- [EXERCISE BRIEF]
How many of these lines hold the string "this"? Answer with the number only.

-- begin RECORDS TO USE --

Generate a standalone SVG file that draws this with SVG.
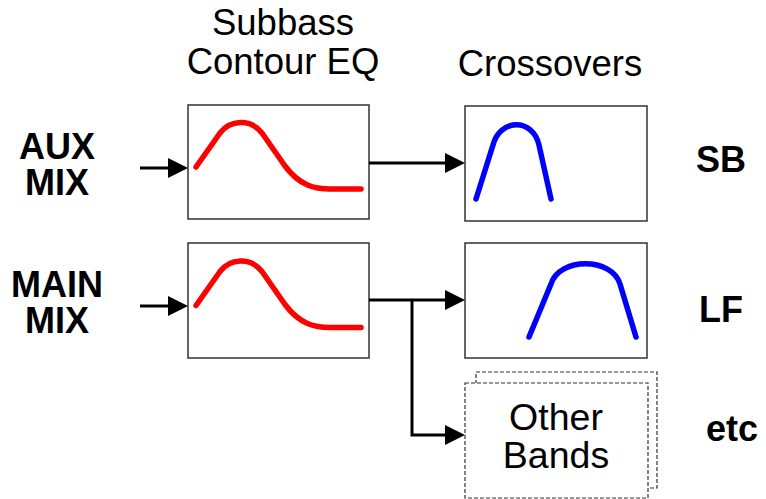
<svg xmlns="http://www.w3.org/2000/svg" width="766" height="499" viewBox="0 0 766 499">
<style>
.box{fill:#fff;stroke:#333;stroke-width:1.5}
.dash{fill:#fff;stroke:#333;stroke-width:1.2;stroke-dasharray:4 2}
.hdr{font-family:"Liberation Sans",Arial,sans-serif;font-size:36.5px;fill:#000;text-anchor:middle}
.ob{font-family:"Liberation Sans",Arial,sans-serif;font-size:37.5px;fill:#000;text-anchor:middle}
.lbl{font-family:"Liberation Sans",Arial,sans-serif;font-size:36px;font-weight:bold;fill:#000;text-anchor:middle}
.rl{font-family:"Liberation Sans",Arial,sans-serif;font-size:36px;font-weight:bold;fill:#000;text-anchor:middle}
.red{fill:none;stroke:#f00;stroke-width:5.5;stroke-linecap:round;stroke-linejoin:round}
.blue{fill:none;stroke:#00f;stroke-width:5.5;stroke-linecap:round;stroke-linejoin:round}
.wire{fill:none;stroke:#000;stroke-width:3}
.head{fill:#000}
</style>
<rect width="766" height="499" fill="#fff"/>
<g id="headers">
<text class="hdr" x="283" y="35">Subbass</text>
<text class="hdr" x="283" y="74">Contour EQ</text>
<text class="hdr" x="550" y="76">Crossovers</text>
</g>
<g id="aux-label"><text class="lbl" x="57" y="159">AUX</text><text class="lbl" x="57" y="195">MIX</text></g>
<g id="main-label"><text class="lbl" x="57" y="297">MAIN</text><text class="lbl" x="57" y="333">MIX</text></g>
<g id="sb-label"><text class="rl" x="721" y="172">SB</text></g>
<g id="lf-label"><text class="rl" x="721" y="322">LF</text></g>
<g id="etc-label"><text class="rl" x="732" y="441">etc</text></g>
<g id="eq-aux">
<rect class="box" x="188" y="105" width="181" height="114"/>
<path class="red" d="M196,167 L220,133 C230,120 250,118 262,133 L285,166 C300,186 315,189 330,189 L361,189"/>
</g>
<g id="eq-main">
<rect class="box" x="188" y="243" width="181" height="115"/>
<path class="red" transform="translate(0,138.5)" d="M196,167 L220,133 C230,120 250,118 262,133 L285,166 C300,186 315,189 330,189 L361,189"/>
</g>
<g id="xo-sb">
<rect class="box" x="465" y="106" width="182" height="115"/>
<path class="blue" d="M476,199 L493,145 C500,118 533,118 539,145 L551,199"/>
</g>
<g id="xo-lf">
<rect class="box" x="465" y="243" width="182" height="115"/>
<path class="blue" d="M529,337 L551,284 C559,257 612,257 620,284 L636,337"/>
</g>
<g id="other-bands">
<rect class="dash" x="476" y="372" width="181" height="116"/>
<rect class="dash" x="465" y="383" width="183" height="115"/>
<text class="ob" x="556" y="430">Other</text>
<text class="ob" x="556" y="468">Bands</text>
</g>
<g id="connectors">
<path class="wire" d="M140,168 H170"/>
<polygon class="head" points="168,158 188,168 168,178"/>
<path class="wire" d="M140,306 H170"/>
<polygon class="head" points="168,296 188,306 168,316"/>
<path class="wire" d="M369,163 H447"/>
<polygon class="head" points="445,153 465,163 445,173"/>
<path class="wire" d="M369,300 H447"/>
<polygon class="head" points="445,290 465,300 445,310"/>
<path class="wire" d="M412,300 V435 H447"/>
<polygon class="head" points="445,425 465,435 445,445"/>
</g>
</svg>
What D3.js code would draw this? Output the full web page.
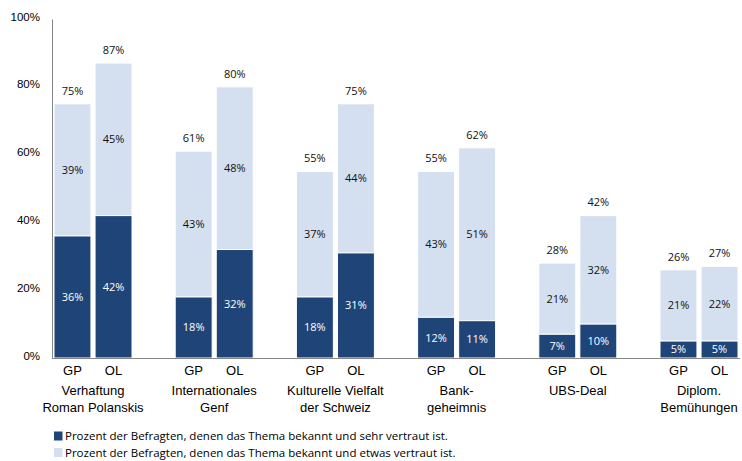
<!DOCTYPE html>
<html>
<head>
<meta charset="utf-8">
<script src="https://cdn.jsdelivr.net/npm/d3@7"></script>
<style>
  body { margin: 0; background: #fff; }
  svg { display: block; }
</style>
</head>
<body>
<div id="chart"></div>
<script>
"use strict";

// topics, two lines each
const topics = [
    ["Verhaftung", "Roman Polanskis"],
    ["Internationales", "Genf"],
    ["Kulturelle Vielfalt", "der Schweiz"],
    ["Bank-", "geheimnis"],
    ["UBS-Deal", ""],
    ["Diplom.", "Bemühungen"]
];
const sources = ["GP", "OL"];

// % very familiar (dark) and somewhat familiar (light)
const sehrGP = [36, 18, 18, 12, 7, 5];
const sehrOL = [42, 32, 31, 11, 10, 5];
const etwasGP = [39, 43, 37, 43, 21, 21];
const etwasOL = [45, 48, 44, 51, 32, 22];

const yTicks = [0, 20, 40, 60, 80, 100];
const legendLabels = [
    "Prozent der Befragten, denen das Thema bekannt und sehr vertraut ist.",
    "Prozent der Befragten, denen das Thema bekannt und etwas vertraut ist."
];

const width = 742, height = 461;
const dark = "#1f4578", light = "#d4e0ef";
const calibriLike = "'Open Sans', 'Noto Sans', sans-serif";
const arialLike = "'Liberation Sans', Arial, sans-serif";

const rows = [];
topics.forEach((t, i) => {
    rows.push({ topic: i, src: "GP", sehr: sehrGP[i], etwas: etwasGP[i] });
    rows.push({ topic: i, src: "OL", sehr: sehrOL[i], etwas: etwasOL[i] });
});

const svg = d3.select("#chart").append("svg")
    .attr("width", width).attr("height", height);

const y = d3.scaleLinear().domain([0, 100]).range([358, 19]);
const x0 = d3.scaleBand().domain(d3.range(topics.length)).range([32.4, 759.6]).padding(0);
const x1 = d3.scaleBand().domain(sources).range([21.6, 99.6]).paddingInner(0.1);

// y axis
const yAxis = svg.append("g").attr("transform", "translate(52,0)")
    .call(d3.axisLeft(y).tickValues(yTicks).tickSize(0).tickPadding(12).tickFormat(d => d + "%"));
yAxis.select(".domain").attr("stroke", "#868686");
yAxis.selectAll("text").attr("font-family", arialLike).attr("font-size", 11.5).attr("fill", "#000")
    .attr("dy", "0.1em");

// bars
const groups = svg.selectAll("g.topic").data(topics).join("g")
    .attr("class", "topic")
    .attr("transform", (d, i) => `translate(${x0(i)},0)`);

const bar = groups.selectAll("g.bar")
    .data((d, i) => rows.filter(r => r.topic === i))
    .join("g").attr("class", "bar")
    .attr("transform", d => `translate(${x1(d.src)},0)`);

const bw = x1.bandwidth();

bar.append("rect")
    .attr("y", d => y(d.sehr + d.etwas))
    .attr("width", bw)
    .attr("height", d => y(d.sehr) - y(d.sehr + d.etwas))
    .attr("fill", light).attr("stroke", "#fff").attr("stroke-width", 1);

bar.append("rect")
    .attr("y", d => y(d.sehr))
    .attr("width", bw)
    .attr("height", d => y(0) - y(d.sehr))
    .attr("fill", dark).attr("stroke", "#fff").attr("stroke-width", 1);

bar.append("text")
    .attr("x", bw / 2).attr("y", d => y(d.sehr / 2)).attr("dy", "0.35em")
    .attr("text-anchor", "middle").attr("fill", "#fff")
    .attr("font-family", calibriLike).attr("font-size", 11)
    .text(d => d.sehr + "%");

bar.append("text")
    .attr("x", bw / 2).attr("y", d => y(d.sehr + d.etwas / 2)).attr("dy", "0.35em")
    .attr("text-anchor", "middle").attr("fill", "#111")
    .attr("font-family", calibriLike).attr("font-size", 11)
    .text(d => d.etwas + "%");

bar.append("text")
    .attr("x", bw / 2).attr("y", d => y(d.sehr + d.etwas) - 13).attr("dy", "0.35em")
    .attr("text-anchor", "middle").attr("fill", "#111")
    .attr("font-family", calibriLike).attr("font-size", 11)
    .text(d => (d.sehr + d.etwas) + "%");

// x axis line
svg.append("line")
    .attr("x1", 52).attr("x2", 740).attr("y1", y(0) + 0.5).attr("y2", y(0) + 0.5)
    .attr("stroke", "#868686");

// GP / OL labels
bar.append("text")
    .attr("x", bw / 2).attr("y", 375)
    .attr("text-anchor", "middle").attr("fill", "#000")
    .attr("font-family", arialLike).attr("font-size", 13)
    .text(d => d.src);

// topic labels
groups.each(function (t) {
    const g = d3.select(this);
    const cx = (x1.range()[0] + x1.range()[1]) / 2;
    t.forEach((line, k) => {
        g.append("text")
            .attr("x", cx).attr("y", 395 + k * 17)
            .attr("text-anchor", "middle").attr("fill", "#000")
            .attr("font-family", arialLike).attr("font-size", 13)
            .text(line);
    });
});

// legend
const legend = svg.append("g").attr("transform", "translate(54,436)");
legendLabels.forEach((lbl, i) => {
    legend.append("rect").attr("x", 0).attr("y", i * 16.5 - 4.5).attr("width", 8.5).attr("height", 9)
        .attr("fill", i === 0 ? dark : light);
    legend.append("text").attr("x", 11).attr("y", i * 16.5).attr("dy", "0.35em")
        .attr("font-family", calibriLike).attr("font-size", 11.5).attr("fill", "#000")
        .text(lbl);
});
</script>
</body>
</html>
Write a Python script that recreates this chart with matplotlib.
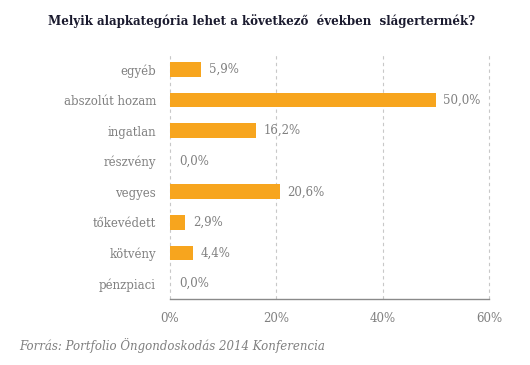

-- end RECORDS TO USE --

- [SOLVED EXERCISE]
4